# Recorded data start
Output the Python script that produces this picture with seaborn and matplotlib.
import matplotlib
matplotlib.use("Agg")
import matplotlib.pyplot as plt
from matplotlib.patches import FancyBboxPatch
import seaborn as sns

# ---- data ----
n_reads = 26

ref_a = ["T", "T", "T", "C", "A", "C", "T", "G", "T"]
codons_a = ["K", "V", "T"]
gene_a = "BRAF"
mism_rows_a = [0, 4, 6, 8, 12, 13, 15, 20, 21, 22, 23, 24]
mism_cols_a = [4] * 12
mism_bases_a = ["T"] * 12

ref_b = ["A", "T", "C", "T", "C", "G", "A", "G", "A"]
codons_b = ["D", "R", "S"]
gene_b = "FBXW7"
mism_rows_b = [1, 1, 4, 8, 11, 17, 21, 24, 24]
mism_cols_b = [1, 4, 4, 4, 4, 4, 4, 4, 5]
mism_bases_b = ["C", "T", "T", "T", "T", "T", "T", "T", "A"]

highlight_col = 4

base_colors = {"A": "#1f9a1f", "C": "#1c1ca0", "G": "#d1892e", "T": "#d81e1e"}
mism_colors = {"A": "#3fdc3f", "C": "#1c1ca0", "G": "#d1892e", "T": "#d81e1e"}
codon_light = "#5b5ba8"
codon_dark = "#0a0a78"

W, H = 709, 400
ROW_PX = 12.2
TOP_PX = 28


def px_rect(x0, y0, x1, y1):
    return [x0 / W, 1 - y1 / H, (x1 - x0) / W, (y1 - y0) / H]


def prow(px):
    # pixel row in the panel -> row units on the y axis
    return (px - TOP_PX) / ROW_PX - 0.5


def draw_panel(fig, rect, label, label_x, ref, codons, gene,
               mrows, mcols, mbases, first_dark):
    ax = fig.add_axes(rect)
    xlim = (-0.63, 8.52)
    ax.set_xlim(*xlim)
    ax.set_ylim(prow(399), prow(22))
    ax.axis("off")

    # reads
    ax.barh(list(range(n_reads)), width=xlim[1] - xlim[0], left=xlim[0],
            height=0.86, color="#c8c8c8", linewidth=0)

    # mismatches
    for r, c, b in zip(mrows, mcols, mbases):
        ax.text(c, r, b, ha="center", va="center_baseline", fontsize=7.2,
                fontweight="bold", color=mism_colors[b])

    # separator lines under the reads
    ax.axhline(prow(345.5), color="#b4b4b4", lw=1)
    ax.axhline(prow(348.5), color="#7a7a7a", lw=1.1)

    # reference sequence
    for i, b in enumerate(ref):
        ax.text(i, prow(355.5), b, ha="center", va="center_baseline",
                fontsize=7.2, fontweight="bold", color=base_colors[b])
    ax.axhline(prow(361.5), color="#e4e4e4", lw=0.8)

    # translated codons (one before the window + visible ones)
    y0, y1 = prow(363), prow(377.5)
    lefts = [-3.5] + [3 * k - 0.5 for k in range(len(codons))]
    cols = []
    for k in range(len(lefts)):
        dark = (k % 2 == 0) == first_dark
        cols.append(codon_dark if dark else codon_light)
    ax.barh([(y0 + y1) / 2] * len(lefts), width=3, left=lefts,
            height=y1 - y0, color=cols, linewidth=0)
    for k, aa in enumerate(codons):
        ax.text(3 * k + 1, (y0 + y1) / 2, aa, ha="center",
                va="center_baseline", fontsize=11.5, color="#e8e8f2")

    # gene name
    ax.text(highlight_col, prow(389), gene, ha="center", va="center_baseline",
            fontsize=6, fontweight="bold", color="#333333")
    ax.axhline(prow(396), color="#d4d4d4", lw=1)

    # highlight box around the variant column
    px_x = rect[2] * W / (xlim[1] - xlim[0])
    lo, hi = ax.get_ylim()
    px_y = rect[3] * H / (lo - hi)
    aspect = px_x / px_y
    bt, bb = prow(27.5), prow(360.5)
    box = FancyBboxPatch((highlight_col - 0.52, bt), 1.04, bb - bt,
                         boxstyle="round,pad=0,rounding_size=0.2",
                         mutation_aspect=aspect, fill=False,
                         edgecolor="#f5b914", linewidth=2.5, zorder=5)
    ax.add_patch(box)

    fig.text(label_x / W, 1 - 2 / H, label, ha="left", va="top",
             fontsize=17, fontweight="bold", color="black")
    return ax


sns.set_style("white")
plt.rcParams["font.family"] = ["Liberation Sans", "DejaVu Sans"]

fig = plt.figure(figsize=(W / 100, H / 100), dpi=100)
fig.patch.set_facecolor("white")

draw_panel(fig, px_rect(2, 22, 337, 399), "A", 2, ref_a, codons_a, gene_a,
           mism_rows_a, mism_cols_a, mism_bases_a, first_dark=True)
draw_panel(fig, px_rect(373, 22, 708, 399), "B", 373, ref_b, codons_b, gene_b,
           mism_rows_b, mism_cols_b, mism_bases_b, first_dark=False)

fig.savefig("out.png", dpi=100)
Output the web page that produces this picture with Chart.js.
# Recorded data end
* _What you will do_: Give back the data above exactly as it appears.

* _Full solution_:
Output the Python script that produces this picture with seaborn and matplotlib.
import matplotlib
matplotlib.use("Agg")
import matplotlib.pyplot as plt
from matplotlib.patches import FancyBboxPatch
import seaborn as sns

# ---- data ----
n_reads = 26

ref_a = ["T", "T", "T", "C", "A", "C", "T", "G", "T"]
codons_a = ["K", "V", "T"]
gene_a = "BRAF"
mism_rows_a = [0, 4, 6, 8, 12, 13, 15, 20, 21, 22, 23, 24]
mism_cols_a = [4] * 12
mism_bases_a = ["T"] * 12

ref_b = ["A", "T", "C", "T", "C", "G", "A", "G", "A"]
codons_b = ["D", "R", "S"]
gene_b = "FBXW7"
mism_rows_b = [1, 1, 4, 8, 11, 17, 21, 24, 24]
mism_cols_b = [1, 4, 4, 4, 4, 4, 4, 4, 5]
mism_bases_b = ["C", "T", "T", "T", "T", "T", "T", "T", "A"]

highlight_col = 4

base_colors = {"A": "#1f9a1f", "C": "#1c1ca0", "G": "#d1892e", "T": "#d81e1e"}
mism_colors = {"A": "#3fdc3f", "C": "#1c1ca0", "G": "#d1892e", "T": "#d81e1e"}
codon_light = "#5b5ba8"
codon_dark = "#0a0a78"

W, H = 709, 400
ROW_PX = 12.2
TOP_PX = 28


def px_rect(x0, y0, x1, y1):
    return [x0 / W, 1 - y1 / H, (x1 - x0) / W, (y1 - y0) / H]


def prow(px):
    # pixel row in the panel -> row units on the y axis
    return (px - TOP_PX) / ROW_PX - 0.5


def draw_panel(fig, rect, label, label_x, ref, codons, gene,
               mrows, mcols, mbases, first_dark):
    ax = fig.add_axes(rect)
    xlim = (-0.63, 8.52)
    ax.set_xlim(*xlim)
    ax.set_ylim(prow(399), prow(22))
    ax.axis("off")

    # reads
    ax.barh(list(range(n_reads)), width=xlim[1] - xlim[0], left=xlim[0],
            height=0.86, color="#c8c8c8", linewidth=0)

    # mismatches
    for r, c, b in zip(mrows, mcols, mbases):
        ax.text(c, r, b, ha="center", va="center_baseline", fontsize=7.2,
                fontweight="bold", color=mism_colors[b])

    # separator lines under the reads
    ax.axhline(prow(345.5), color="#b4b4b4", lw=1)
    ax.axhline(prow(348.5), color="#7a7a7a", lw=1.1)

    # reference sequence
    for i, b in enumerate(ref):
        ax.text(i, prow(355.5), b, ha="center", va="center_baseline",
                fontsize=7.2, fontweight="bold", color=base_colors[b])
    ax.axhline(prow(361.5), color="#e4e4e4", lw=0.8)

    # translated codons (one before the window + visible ones)
    y0, y1 = prow(363), prow(377.5)
    lefts = [-3.5] + [3 * k - 0.5 for k in range(len(codons))]
    cols = []
    for k in range(len(lefts)):
        dark = (k % 2 == 0) == first_dark
        cols.append(codon_dark if dark else codon_light)
    ax.barh([(y0 + y1) / 2] * len(lefts), width=3, left=lefts,
            height=y1 - y0, color=cols, linewidth=0)
    for k, aa in enumerate(codons):
        ax.text(3 * k + 1, (y0 + y1) / 2, aa, ha="center",
                va="center_baseline", fontsize=11.5, color="#e8e8f2")

    # gene name
    ax.text(highlight_col, prow(389), gene, ha="center", va="center_baseline",
            fontsize=6, fontweight="bold", color="#333333")
    ax.axhline(prow(396), color="#d4d4d4", lw=1)

    # highlight box around the variant column
    px_x = rect[2] * W / (xlim[1] - xlim[0])
    lo, hi = ax.get_ylim()
    px_y = rect[3] * H / (lo - hi)
    aspect = px_x / px_y
    bt, bb = prow(27.5), prow(360.5)
    box = FancyBboxPatch((highlight_col - 0.52, bt), 1.04, bb - bt,
                         boxstyle="round,pad=0,rounding_size=0.2",
                         mutation_aspect=aspect, fill=False,
                         edgecolor="#f5b914", linewidth=2.5, zorder=5)
    ax.add_patch(box)

    fig.text(label_x / W, 1 - 2 / H, label, ha="left", va="top",
             fontsize=17, fontweight="bold", color="black")
    return ax


sns.set_style("white")
plt.rcParams["font.family"] = ["Liberation Sans", "DejaVu Sans"]

fig = plt.figure(figsize=(W / 100, H / 100), dpi=100)
fig.patch.set_facecolor("white")

draw_panel(fig, px_rect(2, 22, 337, 399), "A", 2, ref_a, codons_a, gene_a,
           mism_rows_a, mism_cols_a, mism_bases_a, first_dark=True)
draw_panel(fig, px_rect(373, 22, 708, 399), "B", 373, ref_b, codons_b, gene_b,
           mism_rows_b, mism_cols_b, mism_bases_b, first_dark=False)

fig.savefig("out.png", dpi=100)
Output the web page that produces this picture with Chart.js.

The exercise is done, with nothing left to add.